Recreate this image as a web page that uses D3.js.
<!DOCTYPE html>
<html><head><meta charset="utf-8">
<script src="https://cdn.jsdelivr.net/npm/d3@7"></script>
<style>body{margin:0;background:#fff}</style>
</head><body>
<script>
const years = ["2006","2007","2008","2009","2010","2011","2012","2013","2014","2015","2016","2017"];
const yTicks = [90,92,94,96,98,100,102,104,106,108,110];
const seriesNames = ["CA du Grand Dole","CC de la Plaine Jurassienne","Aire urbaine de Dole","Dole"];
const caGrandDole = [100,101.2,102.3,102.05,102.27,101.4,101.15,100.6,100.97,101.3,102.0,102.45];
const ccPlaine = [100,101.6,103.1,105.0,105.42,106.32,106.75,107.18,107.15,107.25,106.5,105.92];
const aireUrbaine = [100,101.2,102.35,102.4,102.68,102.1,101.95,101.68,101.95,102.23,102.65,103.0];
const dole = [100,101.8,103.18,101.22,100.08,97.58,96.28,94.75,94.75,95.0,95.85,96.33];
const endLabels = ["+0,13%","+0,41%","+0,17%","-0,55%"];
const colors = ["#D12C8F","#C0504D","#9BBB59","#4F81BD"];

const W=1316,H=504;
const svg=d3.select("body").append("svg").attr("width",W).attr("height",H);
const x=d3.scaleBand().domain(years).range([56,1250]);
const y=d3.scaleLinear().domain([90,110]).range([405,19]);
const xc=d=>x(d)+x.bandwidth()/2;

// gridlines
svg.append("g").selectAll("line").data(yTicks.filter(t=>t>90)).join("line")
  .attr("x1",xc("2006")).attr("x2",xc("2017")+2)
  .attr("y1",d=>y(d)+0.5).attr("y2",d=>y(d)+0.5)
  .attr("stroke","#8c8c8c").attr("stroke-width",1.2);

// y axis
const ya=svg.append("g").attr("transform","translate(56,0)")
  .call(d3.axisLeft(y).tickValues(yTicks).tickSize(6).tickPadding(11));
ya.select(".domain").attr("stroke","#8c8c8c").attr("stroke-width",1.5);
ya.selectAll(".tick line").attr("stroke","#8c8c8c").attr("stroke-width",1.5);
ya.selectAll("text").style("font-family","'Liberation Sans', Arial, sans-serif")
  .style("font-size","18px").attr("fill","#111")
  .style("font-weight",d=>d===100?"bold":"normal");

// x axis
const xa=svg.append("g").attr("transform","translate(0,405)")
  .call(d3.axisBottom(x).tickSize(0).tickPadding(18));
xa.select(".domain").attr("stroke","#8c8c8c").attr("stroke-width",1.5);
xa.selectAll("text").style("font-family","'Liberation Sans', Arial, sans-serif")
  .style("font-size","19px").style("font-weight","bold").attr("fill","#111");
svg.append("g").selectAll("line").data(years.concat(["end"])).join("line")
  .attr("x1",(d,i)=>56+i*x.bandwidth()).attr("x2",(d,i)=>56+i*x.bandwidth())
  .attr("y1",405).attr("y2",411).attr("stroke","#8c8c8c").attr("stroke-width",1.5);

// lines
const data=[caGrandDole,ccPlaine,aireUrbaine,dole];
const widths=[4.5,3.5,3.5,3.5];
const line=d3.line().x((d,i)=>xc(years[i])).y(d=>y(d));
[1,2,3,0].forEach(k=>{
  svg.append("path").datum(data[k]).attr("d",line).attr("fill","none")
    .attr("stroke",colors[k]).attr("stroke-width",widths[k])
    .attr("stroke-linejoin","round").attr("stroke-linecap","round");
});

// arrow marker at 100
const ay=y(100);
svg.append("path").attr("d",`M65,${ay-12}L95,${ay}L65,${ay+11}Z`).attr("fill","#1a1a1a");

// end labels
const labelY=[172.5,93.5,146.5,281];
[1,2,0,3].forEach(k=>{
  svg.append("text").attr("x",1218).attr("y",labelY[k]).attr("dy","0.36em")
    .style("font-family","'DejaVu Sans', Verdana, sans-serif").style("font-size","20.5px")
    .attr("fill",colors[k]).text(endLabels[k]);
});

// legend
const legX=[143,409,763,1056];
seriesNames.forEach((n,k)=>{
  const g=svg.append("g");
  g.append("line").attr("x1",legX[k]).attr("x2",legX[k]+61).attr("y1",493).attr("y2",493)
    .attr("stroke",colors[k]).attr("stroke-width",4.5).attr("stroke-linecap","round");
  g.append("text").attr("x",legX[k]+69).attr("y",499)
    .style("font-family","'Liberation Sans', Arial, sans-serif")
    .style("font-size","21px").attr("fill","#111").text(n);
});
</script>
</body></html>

* * * * * * * * *

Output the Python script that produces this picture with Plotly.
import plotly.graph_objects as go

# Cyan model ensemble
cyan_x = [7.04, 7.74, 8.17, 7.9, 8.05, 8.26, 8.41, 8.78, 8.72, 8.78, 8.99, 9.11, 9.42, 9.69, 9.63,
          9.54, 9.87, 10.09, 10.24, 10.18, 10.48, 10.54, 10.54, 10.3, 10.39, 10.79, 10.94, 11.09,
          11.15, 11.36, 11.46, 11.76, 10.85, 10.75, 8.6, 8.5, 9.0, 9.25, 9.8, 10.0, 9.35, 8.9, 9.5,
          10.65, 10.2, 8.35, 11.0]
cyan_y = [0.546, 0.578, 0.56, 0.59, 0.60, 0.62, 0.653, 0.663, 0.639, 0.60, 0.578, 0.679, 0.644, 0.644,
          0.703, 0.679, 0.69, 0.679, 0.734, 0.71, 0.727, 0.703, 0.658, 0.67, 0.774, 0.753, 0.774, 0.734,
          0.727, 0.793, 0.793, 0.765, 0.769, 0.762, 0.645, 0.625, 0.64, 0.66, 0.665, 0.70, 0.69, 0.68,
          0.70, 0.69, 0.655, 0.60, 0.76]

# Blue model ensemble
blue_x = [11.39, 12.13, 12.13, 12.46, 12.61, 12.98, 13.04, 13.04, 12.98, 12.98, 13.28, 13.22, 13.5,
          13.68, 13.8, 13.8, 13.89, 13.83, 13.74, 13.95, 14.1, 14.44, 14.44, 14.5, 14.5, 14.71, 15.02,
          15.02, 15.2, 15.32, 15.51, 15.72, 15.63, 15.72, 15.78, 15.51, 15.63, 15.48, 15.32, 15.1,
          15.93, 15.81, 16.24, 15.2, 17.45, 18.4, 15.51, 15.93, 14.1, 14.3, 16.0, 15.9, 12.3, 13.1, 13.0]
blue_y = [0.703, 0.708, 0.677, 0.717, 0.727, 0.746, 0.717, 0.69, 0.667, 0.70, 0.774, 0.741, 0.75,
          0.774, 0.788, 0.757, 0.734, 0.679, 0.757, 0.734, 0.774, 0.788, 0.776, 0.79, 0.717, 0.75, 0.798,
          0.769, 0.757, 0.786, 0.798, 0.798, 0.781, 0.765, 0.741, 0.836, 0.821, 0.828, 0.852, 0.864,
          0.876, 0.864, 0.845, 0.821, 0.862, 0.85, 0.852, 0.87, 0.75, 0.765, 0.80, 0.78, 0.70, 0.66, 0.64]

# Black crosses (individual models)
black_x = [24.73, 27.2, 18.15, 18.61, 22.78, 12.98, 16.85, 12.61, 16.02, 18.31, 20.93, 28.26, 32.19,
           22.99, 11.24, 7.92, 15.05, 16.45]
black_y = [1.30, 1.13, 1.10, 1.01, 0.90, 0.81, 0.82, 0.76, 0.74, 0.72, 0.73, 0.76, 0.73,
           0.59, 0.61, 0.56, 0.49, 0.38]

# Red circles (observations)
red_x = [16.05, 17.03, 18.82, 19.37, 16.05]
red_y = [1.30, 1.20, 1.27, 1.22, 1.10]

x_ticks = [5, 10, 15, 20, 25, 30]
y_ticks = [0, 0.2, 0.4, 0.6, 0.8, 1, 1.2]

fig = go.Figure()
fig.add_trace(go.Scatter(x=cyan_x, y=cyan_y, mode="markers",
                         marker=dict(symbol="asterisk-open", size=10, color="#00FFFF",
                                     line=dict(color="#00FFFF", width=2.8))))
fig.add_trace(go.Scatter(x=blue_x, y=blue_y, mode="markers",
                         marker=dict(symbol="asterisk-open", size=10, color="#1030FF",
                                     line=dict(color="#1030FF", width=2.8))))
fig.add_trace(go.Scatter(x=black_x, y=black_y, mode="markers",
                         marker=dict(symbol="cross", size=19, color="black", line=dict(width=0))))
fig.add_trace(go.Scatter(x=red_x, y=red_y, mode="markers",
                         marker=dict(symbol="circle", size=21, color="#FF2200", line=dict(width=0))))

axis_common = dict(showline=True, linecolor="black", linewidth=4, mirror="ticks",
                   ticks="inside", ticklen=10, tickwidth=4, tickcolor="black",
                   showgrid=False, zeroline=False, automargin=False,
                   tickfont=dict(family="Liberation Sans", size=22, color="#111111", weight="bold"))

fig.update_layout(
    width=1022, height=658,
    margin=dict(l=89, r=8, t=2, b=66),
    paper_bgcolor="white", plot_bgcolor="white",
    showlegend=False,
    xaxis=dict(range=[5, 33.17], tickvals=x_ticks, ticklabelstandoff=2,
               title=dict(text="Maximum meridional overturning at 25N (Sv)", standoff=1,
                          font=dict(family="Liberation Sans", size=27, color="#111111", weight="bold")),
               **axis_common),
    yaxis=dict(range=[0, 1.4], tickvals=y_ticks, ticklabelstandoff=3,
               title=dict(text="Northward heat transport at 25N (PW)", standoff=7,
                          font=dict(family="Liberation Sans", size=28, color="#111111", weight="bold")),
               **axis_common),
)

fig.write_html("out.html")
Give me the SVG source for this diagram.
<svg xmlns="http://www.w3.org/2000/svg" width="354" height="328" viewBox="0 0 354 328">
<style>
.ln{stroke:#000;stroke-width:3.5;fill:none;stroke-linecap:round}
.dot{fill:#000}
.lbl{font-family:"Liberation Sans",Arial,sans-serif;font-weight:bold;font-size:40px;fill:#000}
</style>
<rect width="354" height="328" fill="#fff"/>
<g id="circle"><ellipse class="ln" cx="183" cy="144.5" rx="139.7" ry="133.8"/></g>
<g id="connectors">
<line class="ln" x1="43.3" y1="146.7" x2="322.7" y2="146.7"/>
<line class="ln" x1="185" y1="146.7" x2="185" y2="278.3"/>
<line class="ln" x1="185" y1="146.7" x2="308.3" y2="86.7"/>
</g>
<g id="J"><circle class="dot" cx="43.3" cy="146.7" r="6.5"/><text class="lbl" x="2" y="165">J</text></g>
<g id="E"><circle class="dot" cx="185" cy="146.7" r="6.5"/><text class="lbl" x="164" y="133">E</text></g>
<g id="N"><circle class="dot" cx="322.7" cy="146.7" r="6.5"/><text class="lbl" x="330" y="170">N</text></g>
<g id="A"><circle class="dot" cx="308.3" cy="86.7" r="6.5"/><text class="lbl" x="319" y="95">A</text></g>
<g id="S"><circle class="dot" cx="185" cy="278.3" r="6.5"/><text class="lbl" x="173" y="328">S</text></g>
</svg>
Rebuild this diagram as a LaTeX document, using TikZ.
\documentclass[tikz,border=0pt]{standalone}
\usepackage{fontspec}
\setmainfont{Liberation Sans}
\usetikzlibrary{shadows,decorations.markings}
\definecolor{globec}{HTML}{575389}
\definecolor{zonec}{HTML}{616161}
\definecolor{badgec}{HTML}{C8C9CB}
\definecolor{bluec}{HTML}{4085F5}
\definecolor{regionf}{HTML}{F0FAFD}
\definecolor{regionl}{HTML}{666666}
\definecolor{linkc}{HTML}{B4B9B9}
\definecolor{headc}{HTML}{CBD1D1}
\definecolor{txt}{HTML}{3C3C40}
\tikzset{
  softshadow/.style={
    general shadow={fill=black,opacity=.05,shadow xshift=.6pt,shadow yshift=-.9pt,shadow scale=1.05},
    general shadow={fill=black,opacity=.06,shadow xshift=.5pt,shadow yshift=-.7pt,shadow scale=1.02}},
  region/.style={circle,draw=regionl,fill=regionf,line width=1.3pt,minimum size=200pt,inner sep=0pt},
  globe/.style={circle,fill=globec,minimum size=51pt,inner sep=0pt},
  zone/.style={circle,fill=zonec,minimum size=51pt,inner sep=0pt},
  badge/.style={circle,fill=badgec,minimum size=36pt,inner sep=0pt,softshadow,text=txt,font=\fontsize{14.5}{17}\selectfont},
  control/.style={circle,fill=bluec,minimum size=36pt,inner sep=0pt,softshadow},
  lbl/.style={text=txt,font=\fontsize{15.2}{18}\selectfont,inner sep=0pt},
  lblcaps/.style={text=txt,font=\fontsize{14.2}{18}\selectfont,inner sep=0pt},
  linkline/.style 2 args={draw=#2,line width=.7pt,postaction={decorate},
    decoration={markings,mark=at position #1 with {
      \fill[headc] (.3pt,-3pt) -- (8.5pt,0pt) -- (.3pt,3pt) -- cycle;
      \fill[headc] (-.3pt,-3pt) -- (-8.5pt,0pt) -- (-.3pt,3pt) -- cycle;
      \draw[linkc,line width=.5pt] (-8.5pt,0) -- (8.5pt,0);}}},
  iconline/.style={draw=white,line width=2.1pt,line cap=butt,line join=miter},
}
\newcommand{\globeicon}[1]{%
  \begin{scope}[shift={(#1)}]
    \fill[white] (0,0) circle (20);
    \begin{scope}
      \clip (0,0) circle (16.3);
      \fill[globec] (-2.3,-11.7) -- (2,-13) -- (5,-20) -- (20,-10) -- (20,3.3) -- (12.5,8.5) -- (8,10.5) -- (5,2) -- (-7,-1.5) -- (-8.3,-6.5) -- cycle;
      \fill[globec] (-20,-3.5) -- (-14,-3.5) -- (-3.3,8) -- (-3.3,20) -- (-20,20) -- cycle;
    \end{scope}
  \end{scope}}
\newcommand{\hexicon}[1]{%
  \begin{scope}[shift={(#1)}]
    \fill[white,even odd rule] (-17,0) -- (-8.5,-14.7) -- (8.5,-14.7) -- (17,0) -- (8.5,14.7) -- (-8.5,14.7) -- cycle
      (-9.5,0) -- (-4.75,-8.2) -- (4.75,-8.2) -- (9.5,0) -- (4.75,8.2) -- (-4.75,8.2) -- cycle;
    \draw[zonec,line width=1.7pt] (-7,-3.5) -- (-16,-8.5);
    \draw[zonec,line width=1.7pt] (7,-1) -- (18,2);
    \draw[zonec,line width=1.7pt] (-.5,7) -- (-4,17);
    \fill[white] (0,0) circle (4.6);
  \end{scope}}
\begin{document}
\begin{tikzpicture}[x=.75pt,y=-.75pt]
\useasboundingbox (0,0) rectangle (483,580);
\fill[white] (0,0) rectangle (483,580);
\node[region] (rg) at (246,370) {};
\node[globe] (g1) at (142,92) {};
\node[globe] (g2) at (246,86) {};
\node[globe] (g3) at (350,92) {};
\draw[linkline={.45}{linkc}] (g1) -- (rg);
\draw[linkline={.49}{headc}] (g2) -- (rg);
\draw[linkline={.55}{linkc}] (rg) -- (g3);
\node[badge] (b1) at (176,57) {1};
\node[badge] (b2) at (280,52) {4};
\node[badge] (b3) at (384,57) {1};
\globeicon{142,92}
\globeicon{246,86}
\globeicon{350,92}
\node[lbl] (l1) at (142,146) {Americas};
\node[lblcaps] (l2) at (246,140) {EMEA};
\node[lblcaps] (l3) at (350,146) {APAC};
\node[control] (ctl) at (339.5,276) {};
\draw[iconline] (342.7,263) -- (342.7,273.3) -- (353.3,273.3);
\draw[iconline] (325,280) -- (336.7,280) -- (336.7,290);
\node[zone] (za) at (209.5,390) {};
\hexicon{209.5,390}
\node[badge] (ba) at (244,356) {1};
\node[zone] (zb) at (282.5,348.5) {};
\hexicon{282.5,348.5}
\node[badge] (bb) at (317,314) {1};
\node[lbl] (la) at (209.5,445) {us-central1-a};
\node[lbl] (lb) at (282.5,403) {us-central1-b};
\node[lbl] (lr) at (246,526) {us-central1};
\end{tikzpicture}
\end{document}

* * * * * * * * *

YOUR GOAL =
Quote only the lines running from the line that holds "Output the Python" to the line that holds "import plotly.graph_objects as go", both ends included.

ANSWER FOR THIS EXERCISE =
Output the Python script that produces this picture with Plotly.
import plotly.graph_objects as go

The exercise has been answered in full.